Case in point: Back in November 2011, Patrick Snay reached a discrimination settlement with Gulliver Preparatory School, where he used to be employed as headmaster. The terms were confidential, but that apparently didn't stop Snay from sharing them with his daughter. And that didn't stop her from posting them on her Facebook page.
“Mama and Papa Snay won the case against Gulliver,” Dana Snay posted to her 1,200 Facebook friends, the Miami Herald reported. “Gulliver is now officially paying for my vacation to Europe this summer. SUCK IT.”
Unsurprisingly the post was sniffed out by the school's attorneys, who notified Snay that the school would no longer be paying him anything, as the terms of the agreement had been violated.
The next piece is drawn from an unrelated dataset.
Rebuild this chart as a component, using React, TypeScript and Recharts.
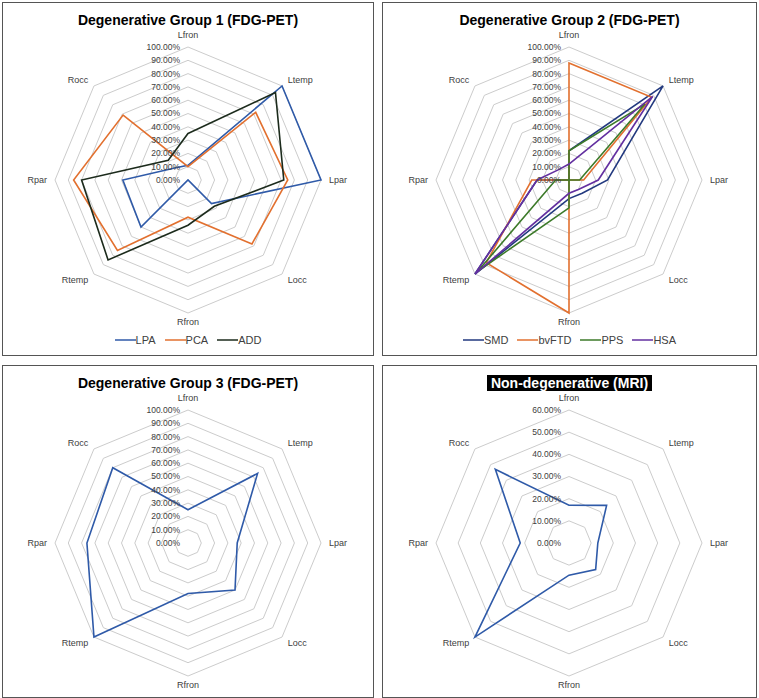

Last year, the Herald reported, Snay won a Circuit Court ruling to get his $80,000 back, but Judge Ann Wells overturned the ruling last week. “Snay violated the agreement by doing exactly what he had promised not to do,” she wrote. “His daughter then did precisely what the confidentiality agreement was designed to prevent.”
There's an important, if rather obvious, lesson to be gleaned from all of this: don't share confidential information with employees unless it's absolutely necessary. And make sure your company has a hard and fast policy regarding social media. Oversharing sensitive information may seem like an obvious no-no, but a single misguided post from one employee can land your entire business in hot water.
While some rules may seem like no-brainers, it's still important to have a policy in writing, and ensure that all employees are up to speed on what's acceptable and what's not. Be explicit. Because sometimes rules, however simple, need to be spelled out.